All of lore.kernel.org
 help / color / mirror / Atom feed
From: Paul Blakey <paulb@nvidia.com>
To: Marcelo Leitner <mleitner@redhat.com>,
	Ilya Maximets <i.maximets@ovn.org>
Cc: netdev@vger.kernel.org, Saeed Mahameed <saeedm@nvidia.com>,
	Paolo Abeni <pabeni@redhat.com>, Jakub Kicinski <kuba@kernel.org>,
	Eric Dumazet <edumazet@google.com>,
	Jamal Hadi Salim <jhs@mojatatu.com>,
	Cong Wang <xiyou.wangcong@gmail.com>,
	"David S. Miller" <davem@davemloft.net>,
	Oz Shlomo <ozsh@nvidia.com>, Jiri Pirko <jiri@nvidia.com>,
	Roi Dayan <roid@nvidia.com>, Vlad Buslov <vladbu@nvidia.com>
Subject: Re: [PATCH net-next v8 0/7] net/sched: cls_api: Support hardware miss to tc action
Date: Wed, 8 Feb 2023 10:41:39 +0200	[thread overview]
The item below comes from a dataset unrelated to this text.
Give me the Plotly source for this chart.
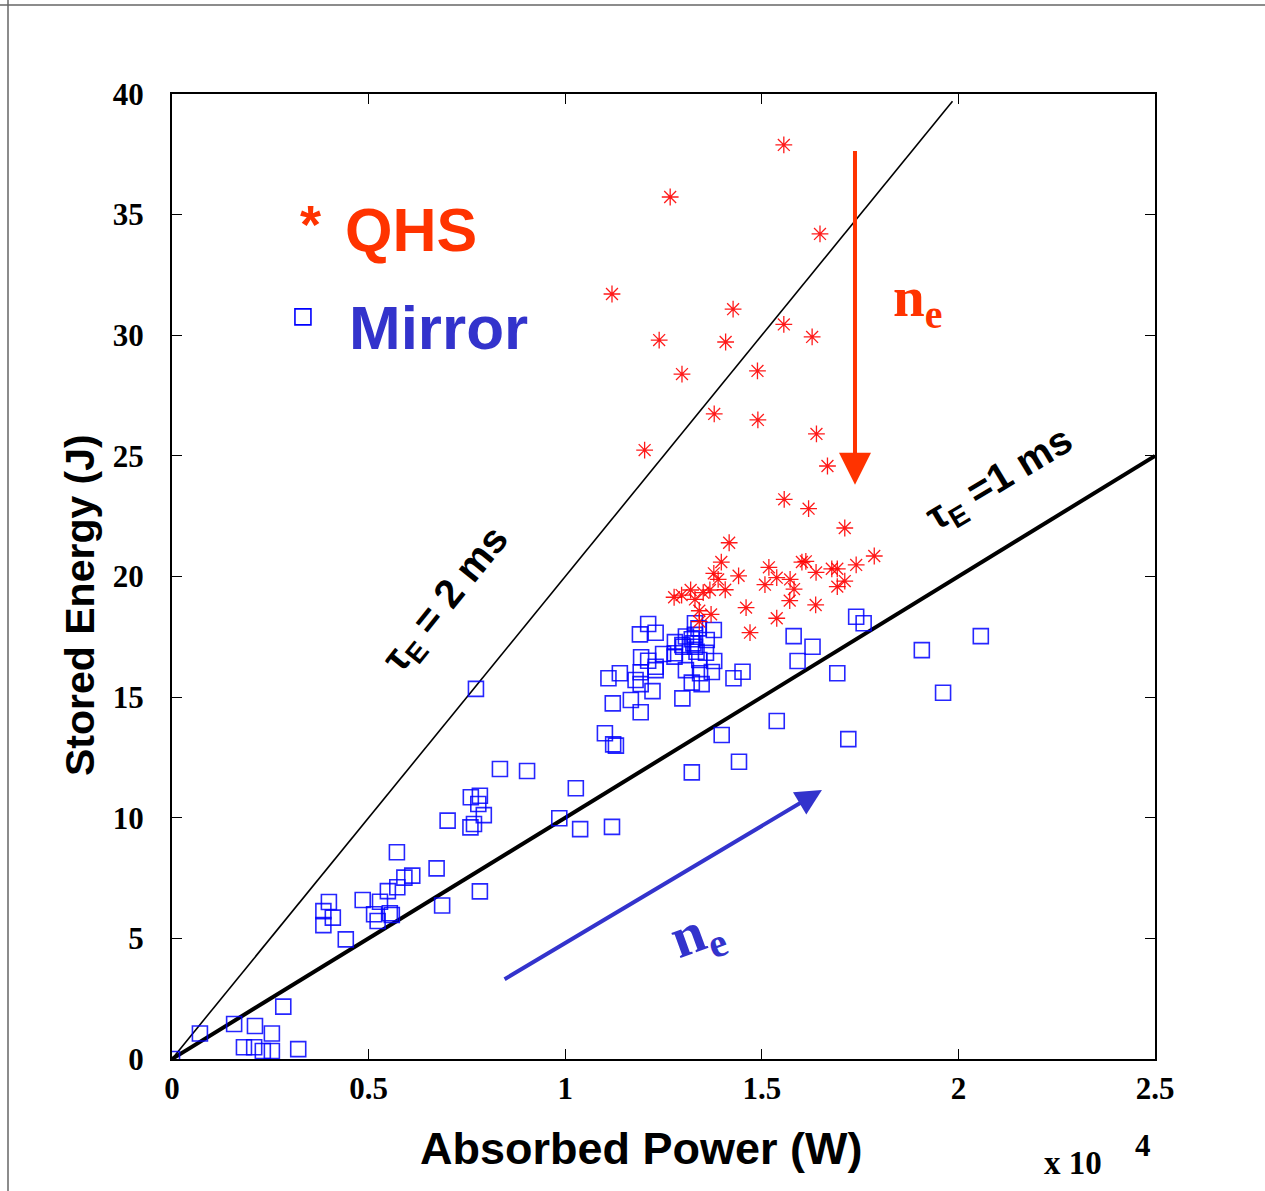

Message-ID: <a2f19534-9752-845c-9b8a-3aa75b5f3706@nvidia.com> (raw)
In-Reply-To: <CALnP8ZaEFnd=N_oFar+8hBF=XukRis92cnW4KBtywxnO4u9=zQ@mail.gmail.com>



On 07/02/2023 07:03, Marcelo Leitner wrote:
> On Tue, Feb 07, 2023 at 01:20:55AM +0100, Ilya Maximets wrote:
>> On 2/6/23 18:14, Paul Blakey wrote:
>>>
>>>
>>> On 06/02/2023 14:34, Ilya Maximets wrote:
>>>> On 2/5/23 16:49, Paul Blakey wrote:
>>>>> Hi,
>>>>>
>>>>> This series adds support for hardware miss to instruct tc to continue execution
>>>>> in a specific tc action instance on a filter's action list. The mlx5 driver patch
>>>>> (besides the refactors) shows its usage instead of using just chain restore.
>>>>>
>>>>> Currently a filter's action list must be executed all together or
>>>>> not at all as driver are only able to tell tc to continue executing from a
>>>>> specific tc chain, and not a specific filter/action.
>>>>>
>>>>> This is troublesome with regards to action CT, where new connections should
>>>>> be sent to software (via tc chain restore), and established connections can
>>>>> be handled in hardware.
>>>>>
>>>>> Checking for new connections is done when executing the ct action in hardware
>>>>> (by checking the packet's tuple against known established tuples).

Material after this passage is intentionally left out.